Survey Data

Reg No

50020180


Rating

Regional


Categories of Special Interest

Architectural, Artistic, Social


Original Use

House


In Use As

Shop/retail outlet


Date

1820 - 1840


Coordinates

315757, 234139


Date Recorded

10/03/2015


Date Updated

--/--/--


Description

Attached three-bay three-storey over basement former house, built c.1830, now in use as shop. Pitched roof hidden behind rendered parapet having masonry coping. Smooth rendered walls. Square-headed window openings with granite sills and six-over-six pane timber sliding sash or timber casement windows, those to ground floor having roller shutters. Elliptical-headed door opening with fluted timber pilasters having scrolled console brackets, timber cornice, spoked fanlight, timber panelled door, and granite step.

Appraisal

Crown Alley, a narrow, irregular passageway connecting Temple Bar and Dame Street, was laid out in the early eighteenth century.

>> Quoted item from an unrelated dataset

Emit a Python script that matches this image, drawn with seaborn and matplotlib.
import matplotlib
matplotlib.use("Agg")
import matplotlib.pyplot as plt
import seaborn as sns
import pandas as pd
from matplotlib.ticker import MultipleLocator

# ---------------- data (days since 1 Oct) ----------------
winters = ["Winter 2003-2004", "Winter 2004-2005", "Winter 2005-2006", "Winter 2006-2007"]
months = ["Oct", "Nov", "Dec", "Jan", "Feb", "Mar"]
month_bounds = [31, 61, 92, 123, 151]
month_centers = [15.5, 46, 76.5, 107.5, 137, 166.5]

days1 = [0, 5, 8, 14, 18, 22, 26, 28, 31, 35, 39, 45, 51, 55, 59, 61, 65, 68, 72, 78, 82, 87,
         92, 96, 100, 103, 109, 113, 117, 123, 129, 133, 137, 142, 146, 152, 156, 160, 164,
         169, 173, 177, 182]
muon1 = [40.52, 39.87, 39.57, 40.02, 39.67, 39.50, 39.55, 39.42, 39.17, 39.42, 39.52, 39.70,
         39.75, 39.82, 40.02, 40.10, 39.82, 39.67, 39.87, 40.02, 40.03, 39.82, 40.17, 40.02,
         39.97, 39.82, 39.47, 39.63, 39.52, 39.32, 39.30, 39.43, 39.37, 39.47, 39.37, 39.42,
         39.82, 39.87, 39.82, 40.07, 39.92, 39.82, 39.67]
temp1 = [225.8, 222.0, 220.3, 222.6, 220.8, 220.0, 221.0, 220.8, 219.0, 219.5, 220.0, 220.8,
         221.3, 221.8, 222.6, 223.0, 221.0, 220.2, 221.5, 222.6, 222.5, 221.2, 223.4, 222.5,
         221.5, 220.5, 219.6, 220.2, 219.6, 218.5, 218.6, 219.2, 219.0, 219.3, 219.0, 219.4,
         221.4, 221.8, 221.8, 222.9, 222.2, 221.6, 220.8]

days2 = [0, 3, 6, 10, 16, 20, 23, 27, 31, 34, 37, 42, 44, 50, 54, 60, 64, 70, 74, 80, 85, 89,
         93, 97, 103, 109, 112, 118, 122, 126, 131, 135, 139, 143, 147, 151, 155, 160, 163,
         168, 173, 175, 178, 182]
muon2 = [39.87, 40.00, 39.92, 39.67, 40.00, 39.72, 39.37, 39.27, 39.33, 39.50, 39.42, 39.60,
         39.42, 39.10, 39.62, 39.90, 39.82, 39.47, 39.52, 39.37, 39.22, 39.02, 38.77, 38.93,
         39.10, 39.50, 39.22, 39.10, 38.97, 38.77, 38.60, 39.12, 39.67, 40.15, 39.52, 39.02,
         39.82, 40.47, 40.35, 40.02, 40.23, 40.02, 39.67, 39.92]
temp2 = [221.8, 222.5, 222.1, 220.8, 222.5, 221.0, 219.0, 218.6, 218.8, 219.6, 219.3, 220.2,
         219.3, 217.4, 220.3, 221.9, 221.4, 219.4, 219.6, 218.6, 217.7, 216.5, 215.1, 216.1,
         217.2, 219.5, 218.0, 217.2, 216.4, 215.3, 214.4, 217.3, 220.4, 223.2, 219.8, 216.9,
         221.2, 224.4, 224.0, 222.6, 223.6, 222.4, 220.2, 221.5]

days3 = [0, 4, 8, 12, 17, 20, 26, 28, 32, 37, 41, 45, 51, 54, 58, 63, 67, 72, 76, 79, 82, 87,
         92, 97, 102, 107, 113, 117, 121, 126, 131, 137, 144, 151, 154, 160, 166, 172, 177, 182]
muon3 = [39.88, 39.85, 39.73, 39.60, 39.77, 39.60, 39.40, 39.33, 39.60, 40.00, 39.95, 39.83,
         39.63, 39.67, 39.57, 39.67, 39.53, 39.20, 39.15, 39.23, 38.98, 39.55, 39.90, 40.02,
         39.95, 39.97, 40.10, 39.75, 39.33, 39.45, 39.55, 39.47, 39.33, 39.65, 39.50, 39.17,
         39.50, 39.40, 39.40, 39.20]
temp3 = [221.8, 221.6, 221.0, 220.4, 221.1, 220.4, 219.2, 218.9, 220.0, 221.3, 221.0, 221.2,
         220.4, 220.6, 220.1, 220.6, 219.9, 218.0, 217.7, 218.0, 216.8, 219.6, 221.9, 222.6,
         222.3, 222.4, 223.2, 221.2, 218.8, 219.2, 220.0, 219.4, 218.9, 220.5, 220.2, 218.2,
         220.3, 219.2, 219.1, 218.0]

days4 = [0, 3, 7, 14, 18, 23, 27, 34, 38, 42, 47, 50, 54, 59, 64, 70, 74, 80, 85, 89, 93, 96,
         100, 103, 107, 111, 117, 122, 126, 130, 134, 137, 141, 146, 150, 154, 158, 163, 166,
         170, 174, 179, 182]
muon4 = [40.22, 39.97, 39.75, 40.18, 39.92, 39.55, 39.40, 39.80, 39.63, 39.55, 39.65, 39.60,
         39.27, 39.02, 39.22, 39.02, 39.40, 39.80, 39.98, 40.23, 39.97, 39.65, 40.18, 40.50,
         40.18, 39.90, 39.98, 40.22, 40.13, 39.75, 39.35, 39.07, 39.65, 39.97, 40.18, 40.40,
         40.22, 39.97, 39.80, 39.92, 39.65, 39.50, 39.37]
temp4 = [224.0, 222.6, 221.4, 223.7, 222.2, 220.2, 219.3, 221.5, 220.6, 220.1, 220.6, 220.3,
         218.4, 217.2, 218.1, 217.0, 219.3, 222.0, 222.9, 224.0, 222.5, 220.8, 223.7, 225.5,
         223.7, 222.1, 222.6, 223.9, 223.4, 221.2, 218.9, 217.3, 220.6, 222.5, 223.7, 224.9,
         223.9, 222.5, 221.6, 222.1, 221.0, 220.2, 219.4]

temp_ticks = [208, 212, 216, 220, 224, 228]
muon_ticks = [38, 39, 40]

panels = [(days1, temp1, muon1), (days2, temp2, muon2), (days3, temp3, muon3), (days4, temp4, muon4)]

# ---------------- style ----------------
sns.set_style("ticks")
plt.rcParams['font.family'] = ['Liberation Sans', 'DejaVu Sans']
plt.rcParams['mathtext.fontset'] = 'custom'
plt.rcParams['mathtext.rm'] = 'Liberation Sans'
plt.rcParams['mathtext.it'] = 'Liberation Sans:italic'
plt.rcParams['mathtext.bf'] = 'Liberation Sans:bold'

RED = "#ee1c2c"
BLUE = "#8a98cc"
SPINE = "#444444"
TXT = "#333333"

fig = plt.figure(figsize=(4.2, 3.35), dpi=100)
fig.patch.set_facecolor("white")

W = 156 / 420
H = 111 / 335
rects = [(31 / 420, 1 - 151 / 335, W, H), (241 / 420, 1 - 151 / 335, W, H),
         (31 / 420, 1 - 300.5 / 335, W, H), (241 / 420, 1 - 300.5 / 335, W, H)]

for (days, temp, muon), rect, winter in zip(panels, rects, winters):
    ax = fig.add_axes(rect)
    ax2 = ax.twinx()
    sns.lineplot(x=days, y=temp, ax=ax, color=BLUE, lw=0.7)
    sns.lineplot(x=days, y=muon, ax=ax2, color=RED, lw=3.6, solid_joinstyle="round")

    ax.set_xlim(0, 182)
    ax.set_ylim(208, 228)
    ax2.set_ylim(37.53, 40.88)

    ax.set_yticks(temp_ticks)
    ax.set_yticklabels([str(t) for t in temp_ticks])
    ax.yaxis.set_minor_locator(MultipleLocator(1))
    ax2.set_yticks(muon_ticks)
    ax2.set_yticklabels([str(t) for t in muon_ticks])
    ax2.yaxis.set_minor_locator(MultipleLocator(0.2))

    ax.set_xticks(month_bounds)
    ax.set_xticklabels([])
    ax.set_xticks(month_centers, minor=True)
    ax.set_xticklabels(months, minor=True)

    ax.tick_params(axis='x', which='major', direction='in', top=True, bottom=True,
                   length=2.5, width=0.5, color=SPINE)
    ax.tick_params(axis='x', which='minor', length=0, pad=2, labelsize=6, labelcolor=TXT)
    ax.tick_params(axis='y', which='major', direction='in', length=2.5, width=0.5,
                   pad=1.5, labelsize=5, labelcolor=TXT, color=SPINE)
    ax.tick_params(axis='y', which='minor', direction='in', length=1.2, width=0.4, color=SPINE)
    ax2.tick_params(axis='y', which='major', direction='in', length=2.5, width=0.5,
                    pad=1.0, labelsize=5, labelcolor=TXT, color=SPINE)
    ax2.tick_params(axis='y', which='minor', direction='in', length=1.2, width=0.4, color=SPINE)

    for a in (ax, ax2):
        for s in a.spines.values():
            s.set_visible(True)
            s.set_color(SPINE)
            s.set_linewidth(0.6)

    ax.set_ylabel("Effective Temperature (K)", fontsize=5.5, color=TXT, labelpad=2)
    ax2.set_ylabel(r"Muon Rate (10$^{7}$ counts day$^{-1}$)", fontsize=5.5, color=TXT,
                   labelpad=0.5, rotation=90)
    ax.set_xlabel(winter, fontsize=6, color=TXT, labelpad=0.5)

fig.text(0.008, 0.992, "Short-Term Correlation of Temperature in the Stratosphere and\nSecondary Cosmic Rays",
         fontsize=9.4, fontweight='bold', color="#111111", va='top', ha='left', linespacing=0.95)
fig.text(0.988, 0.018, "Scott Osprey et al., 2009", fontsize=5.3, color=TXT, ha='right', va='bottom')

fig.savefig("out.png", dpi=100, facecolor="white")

Following the construction of the Ha’penny Bridge and Merchants’ Hall the Wide Street Commissioners took the opportunity to widen and improve the passageway. While the street was characterised by stores and warehouses in the mid-nineteenth century, Griffith’s Primary Valuation indicates this was a house and remained in domestic and office use in the nineteenth and early twentieth centuries. The modest façade, although it has lost some historic details, is enlivened by a well-executed doorcase, with scrolled consoles and elegant fanlight attesting to a high level of artisanship involved in its composition.